1970 Triumph Bonneville 650cc Motorcycle
|Colour||Astral Red & Silver|
With origins dating back to 1902, Triumph established a proud tradition of building powerful and rapid motorcycles. It wasn’t until the Thirties that Triumph, under new ownership, began to build a series of truly successful machines, beginning with the Tiger range of singles and moving on to the Speed Twins in 1937. The Bonneville, launched at the 1958 Earls Court Motor Show, was a development of the Tiger and featured a twin carburettor 650cc engine housed in a single downtube frame. Named after the famed Bonneville Salt Flats where Johnny Allen set records aboard the famous “Texas Cigar” streamliner earlier in the Fifties, the Bonnie established itself as the fastest production motorcycle of the era and went on to become an all-time classic. Post-1968 models are generally regarded as the best of the lot by Triumph aficionados, and the last ‘real’ Bonnies. By 1970, the T120 boasted twin Amal 930 carburettors, 9:1 compression ratio and the Doug Hele-designed frame was regarded as one of the finest handling of all Bonnies. Indeed, 1970 saw the Bonneville’s popularity peak in the United States, with the strongest sales ever recorded and it had become something of a cultural icon by this stage. The Bonnie remained the most powerful, fastest and desirable bike in Triumph’s catalogue for over a decade, with numerous variants offered for sale along the way.
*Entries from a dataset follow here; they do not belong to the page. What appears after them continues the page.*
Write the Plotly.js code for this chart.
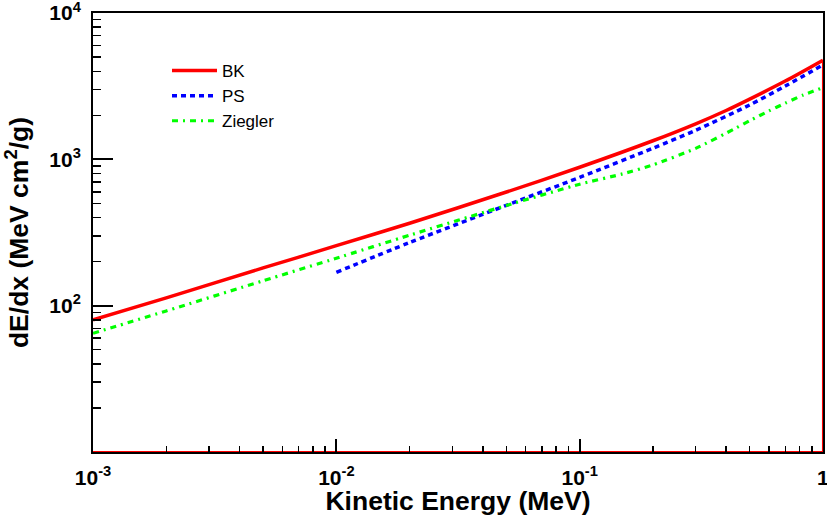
<!DOCTYPE html>
<html>
<head>
<meta charset="utf-8">
<script src="https://cdn.plot.ly/plotly-3.0.1.min.js"></script>
<style>html,body{margin:0;padding:0;background:#fff;}#chart{width:827px;height:516px;}</style>
</head>
<body>
<div id="chart"></div>
<script>
// Kinetic energy (MeV) and stopping power dE/dx (MeV cm^2/g)
const bkEnergy = [0.001, 0.002, 0.005, 0.01, 0.02, 0.05, 0.1, 0.2, 0.3, 0.4, 0.5, 0.7, 1.0];
const bkValues = [80, 113, 181, 257, 366, 598, 883, 1340, 1750, 2158, 2582, 3428, 4760];

const psEnergy = [0.01, 0.02, 0.05, 0.1, 0.2, 0.3, 0.5, 0.7, 1.0];
const psValues = [169, 270, 485, 753, 1191, 1581, 2355, 3170, 4420];

const zieglerEnergy = [0.001, 0.002, 0.005, 0.01, 0.02, 0.05, 0.1, 0.15, 0.2, 0.3, 0.43, 0.5, 0.6, 0.7, 0.83, 1.0];
const zieglerValues = [64.7, 92, 148, 211, 303, 484, 676, 795, 916, 1188, 1607, 1837, 2142, 2421, 2754, 3090];

const seriesNames = ["BK", "PS", "Ziegler"];

const xTickVals = [0.001, 0.01, 0.1, 1];
const xTickText = ["10<sup>-3</sup>", "10<sup>-2</sup>", "10<sup>-1</sup>", "1"];
const yTickVals = [100, 1000, 10000];
const yTickText = ["10<sup>2</sup>", "10<sup>3</sup>", "10<sup>4</sup>"];

const xRange = [0.001, 1];
const yRange = [10, 10000];

const FONT = "Liberation Sans, Arial, Helvetica, sans-serif";
const EPS = 2e-4;

// minor tick positions 2..9 in every decade of an axis range
function minorTicks(lo, hi) {
  const out = [];
  for (let d = Math.round(Math.log10(lo)); d < Math.round(Math.log10(hi)); d++) {
    for (let k = 2; k <= 9; k++) out.push(k * Math.pow(10, d));
  }
  return out;
}

const traces = [
  { // outline of the BK graph closing along the frame (as drawn in the original)
    x: [bkEnergy[bkEnergy.length - 1], bkEnergy[bkEnergy.length - 1], bkEnergy[0]],
    y: [bkValues[bkValues.length - 1], yRange[0], yRange[0]],
    mode: "lines", line: {color: "#ff0000", width: 2}, showlegend: false, hoverinfo: "skip"
  },
  {
    x: bkEnergy, y: bkValues, name: seriesNames[0], mode: "lines",
    line: {color: "#ff0000", width: 3.5, shape: "spline", smoothing: 0.8}, legendgroup: "a"
  },
  {
    x: psEnergy, y: psValues, name: seriesNames[1], mode: "lines",
    line: {color: "#0000ff", width: 3.5, dash: "5px,4px", shape: "spline", smoothing: 0.8}, legendgroup: "b"
  },
  {
    x: zieglerEnergy, y: zieglerValues, name: seriesNames[2], mode: "lines",
    line: {color: "#00ff00", width: 3.2, dash: "6px,5px,2px,5px", shape: "spline", smoothing: 0.5}, legendgroup: "c"
  },
  { // empty carrier for the minor-tick overlay axes
    x: [], y: [], xaxis: "x2", yaxis: "y2", mode: "lines", showlegend: false, hoverinfo: "skip"
  }
];

const titleFont = {family: FONT, size: 26.5, weight: "bold", color: "#000"};
const tickFont = {family: FONT, size: 21, weight: "bold", color: "#000"};
const xr = [Math.log10(xRange[0]) - EPS, Math.log10(xRange[1]) + EPS];
const yr = [Math.log10(yRange[0]) - EPS, Math.log10(yRange[1]) + EPS];

const layout = {
  width: 827, height: 516,
  margin: {l: 93, r: 4, t: 13, b: 64},
  paper_bgcolor: "#ffffff", plot_bgcolor: "#ffffff",
  font: {family: FONT, color: "#000"},
  showlegend: true,
  legend: {
    x: (167 - 93) / 730, y: (452 - 53) / 439, xanchor: "left", yanchor: "top",
    bgcolor: "rgba(0,0,0,0)", borderwidth: 0,
    font: {family: FONT, size: 17, color: "#000"},
    itemwidth: 45, tracegroupgap: 0, traceorder: "normal"
  },
  xaxis: {
    type: "log", range: xr, layer: "above traces",
    showgrid: false, zeroline: false,
    showline: true, linecolor: "#000", linewidth: 2, mirror: true,
    ticks: "inside", ticklen: 13, tickwidth: 2, tickcolor: "#000",
    tickmode: "array", tickvals: xTickVals, ticktext: xTickText,
    tickfont: tickFont, ticklabelstandoff: 6, ticklabeloverflow: "allow",
    title: {text: "Kinetic Energy (MeV)", font: titleFont, standoff: 2},
    automargin: false
  },
  yaxis: {
    type: "log", range: yr, layer: "above traces",
    showgrid: false, zeroline: false,
    showline: true, linecolor: "#000", linewidth: 2, mirror: true,
    ticks: "inside", ticklen: 20, tickwidth: 2, tickcolor: "#000",
    tickmode: "array", tickvals: yTickVals, ticktext: yTickText,
    tickfont: tickFont, ticklabelstandoff: 6, ticklabeloverflow: "allow",
    title: {text: "dE/dx (MeV cm<sup>2</sup>/g)", font: titleFont, standoff: 14},
    automargin: false
  },
  xaxis2: {
    type: "log", range: xr, overlaying: "x", anchor: "y2", side: "bottom",
    showgrid: false, zeroline: false, showline: false, showticklabels: false,
    ticks: "inside", ticklen: 6, tickwidth: 1.5, tickcolor: "#000",
    tickmode: "array", tickvals: minorTicks(xRange[0], xRange[1])
  },
  yaxis2: {
    type: "log", range: yr, overlaying: "y", anchor: "x2", side: "left",
    showgrid: false, zeroline: false, showline: false, showticklabels: false,
    ticks: "inside", ticklen: 8, tickwidth: 1.5, tickcolor: "#000",
    tickmode: "array", tickvals: minorTicks(yRange[0], yRange[1])
  }
};

Plotly.newPlot("chart", traces, layout, {displayModeBar: false, staticPlot: true});
</script>
</body>
</html>
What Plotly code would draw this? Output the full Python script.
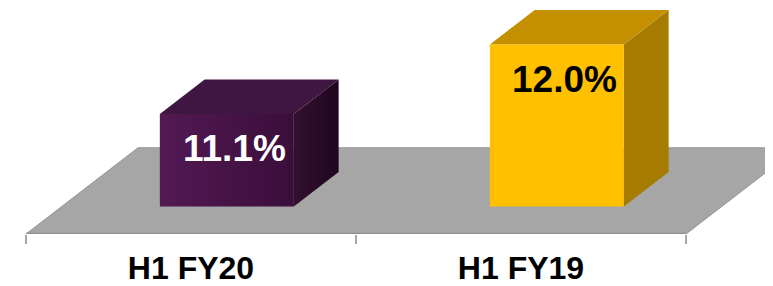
import plotly.graph_objects as go

# ---- data ----
categories = ["H1 FY20", "H1 FY19"]
values = [11.1, 12.0]
value_labels = ["11.1%", "12.0%"]

# ---- scale / style ----
AXIS_MIN = 9.9          # value at the floor
AXIS_MAX = 12.831
X_RANGE = [-0.0545, 2.2636]
DEPTH_X = 0.3394        # category units per full depth
DEPTH_Y = 1.118         # value units per full depth
BAR_D0, BAR_D1 = 0.32, 0.72
BAR_HALF = 0.203

front_colors = [["#531953", "#3a0e3b"], ["#FFC000", "#FFC000"]]
top_colors = ["#3f1541", "#C48F00"]
side_colors = [["#33102f", "#1f061f"], ["#A67C00", "#A67C00"]]
label_colors = ["white", "black"]
FONT = "Liberation Sans, Arial, sans-serif"


def proj(x, v, d):
    return x + DEPTH_X * d, v + DEPTH_Y * d


def poly(pts):
    xs, ys = zip(*[proj(*p) for p in pts])
    return list(xs) + [xs[0]], list(ys) + [ys[0]]


fig = go.Figure()

n = len(categories)
# floor
fx, fy = poly([(0, AXIS_MIN, 0), (n, AXIS_MIN, 0), (n, AXIS_MIN, 1), (0, AXIS_MIN, 1)])
fig.add_trace(go.Scatter(x=fx, y=fy, mode="lines", fill="toself",
                         fillcolor="#a6a6a6", line=dict(color="#949494", width=1),
                         hoverinfo="skip", showlegend=False))
# front edge of the floor
fig.add_trace(go.Scatter(x=[0, n], y=[AXIS_MIN, AXIS_MIN], mode="lines",
                         line=dict(color="#8f8f8f", width=2.5),
                         hoverinfo="skip", showlegend=False, cliponaxis=False))

for i, v in enumerate(values):
    xl, xr = i + 0.5 - BAR_HALF, i + 0.5 + BAR_HALF
    # side face
    sx, sy = poly([(xr, AXIS_MIN, BAR_D0), (xr, AXIS_MIN, BAR_D1), (xr, v, BAR_D1), (xr, v, BAR_D0)])
    fig.add_trace(go.Scatter(x=sx, y=sy, mode="lines", fill="toself",
                             fillgradient=dict(type="horizontal",
                                               colorscale=[[0, side_colors[i][0]], [1, side_colors[i][1]]]),
                             line=dict(width=0), hoverinfo="skip", showlegend=False))
    # top face
    tx, ty = poly([(xl, v, BAR_D0), (xr, v, BAR_D0), (xr, v, BAR_D1), (xl, v, BAR_D1)])
    fig.add_trace(go.Scatter(x=tx, y=ty, mode="lines", fill="toself",
                             fillcolor=top_colors[i],
                             line=dict(width=0), hoverinfo="skip", showlegend=False))
    # front face
    qx, qy = poly([(xl, AXIS_MIN, BAR_D0), (xr, AXIS_MIN, BAR_D0), (xr, v, BAR_D0), (xl, v, BAR_D0)])
    fig.add_trace(go.Scatter(x=qx, y=qy, mode="lines", fill="toself",
                             fillgradient=dict(type="horizontal",
                                               colorscale=[[0, front_colors[i][0]], [1, front_colors[i][1]]]),
                             line=dict(width=0), hoverinfo="skip", showlegend=False))
    cx, cy = proj(i + 0.5, v, BAR_D0)
    fig.add_annotation(x=cx, y=cy, xref="x", yref="y", text=f"<b>{value_labels[i]}</b>",
                       showarrow=False, xanchor="center", yanchor="middle",
                       xshift=8, yshift=-35,
                       font=dict(family=FONT, size=37, color=label_colors[i]))

fig.update_layout(
    width=765, height=278,
    margin=dict(l=0, r=0, t=0, b=50),
    paper_bgcolor="white", plot_bgcolor="white",
    showlegend=False,
    font=dict(family=FONT),
)
fig.update_xaxes(range=X_RANGE, showgrid=False, zeroline=False,
                 tickvals=[k + 0.5 for k in range(n)], ticktext=[f"<b>{c}</b>" for c in categories],
                 ticks="", tickfont=dict(family=FONT, size=32, color="black"),
                 showline=False,
                 ticklabelstandoff=12,
                 minor=dict(tickvals=list(range(n + 1)), ticks="outside", ticklen=9,
                            tickcolor="#a6a6a6", tickwidth=1.5, showgrid=False))
fig.update_yaxes(range=[AXIS_MIN, AXIS_MAX], showgrid=False, zeroline=False,
                 showticklabels=False, ticks="", showline=False)

fig.write_html("out.html")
Sadly, inroads by the Japanese, along with the general complacency of the British motorcycle industry, saw the formation of the Norton-Villiers-Triumph conglomeration that year. Such were the protests against shifting production from Meriden to the BSA factory in Birmingham that a co-operative was established in March 1975 to resume manufacture of the Bonneville at the traditional home of Triumph. This, too, ultimately proved futile and the doors closed at Meriden for the final time in 1983, ending a proud chapter in British motorcycling history.